**What is needed:**
Go through the entries one line at a time, and gather every line that has the word "script".

**Records for the exercise:**
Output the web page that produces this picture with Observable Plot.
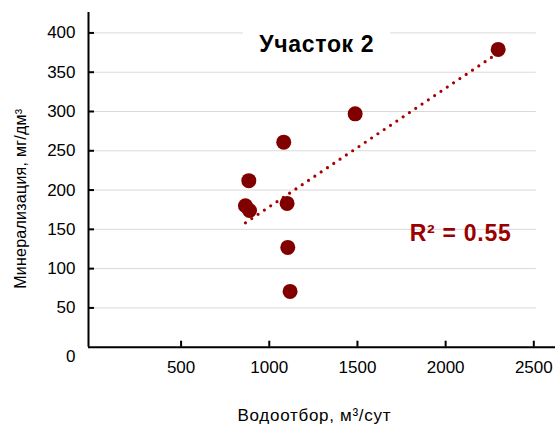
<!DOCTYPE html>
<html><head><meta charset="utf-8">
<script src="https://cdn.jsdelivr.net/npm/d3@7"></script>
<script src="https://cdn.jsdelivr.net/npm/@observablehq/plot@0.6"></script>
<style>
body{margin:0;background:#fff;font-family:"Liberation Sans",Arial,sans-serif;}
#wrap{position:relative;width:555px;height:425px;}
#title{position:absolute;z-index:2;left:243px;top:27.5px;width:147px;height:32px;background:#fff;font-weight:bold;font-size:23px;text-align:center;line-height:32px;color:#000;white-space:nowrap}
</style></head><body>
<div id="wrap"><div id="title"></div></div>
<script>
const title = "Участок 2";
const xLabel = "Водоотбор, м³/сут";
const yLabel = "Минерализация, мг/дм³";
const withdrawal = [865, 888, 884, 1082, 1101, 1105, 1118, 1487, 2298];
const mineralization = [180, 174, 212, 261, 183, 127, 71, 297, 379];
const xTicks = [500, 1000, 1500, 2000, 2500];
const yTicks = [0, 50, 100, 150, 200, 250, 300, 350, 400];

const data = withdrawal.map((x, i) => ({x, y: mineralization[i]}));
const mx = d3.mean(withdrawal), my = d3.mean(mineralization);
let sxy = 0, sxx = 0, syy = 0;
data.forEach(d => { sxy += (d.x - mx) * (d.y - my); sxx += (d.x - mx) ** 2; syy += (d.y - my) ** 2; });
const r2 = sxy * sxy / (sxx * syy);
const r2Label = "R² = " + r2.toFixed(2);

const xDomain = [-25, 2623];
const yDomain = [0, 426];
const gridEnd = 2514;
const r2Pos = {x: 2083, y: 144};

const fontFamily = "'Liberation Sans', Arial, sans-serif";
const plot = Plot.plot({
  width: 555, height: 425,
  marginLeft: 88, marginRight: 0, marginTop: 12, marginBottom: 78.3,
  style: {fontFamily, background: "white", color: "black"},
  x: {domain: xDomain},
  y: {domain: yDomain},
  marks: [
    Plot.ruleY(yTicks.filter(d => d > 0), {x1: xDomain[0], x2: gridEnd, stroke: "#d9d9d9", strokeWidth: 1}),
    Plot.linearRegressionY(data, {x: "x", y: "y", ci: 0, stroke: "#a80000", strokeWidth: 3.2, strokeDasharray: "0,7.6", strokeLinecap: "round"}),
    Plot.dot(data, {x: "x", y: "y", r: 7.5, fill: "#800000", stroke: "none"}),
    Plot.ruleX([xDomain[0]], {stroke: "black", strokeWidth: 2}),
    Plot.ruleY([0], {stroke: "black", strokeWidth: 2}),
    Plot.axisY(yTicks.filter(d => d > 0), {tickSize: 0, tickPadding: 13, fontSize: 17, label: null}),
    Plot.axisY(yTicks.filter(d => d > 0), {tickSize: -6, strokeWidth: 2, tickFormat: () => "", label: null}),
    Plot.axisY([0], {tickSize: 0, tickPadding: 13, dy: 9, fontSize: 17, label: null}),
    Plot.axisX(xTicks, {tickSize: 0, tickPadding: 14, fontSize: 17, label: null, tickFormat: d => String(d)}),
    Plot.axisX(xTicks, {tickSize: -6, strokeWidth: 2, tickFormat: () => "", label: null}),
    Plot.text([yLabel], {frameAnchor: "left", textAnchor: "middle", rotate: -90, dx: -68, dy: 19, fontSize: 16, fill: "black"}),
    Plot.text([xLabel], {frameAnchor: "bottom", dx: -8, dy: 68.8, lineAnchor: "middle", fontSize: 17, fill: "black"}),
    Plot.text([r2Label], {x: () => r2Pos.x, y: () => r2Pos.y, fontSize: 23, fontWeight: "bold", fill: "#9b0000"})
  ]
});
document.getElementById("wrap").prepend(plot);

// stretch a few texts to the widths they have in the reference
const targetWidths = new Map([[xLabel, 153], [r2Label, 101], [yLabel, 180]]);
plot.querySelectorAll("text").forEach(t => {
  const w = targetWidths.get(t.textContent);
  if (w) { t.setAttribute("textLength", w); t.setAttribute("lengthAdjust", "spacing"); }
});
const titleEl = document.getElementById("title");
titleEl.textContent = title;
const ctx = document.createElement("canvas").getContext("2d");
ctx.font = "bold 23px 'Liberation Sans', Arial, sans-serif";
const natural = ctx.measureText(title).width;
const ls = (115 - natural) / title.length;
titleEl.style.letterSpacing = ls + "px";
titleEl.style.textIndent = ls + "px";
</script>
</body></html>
...
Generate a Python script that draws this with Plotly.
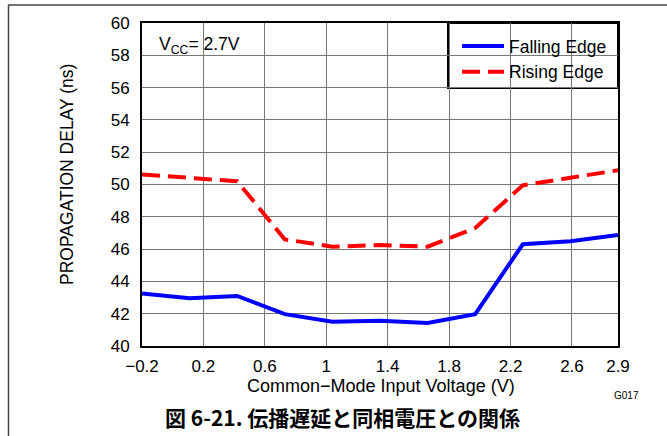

**Response to this exercise:**
<script src="https://cdn.jsdelivr.net/npm/d3@7"></script>
<script src="https://cdn.jsdelivr.net/npm/@observablehq/plot@0.6"></script>
<script>
</script>
Generate a Python script that draws this with Plotly.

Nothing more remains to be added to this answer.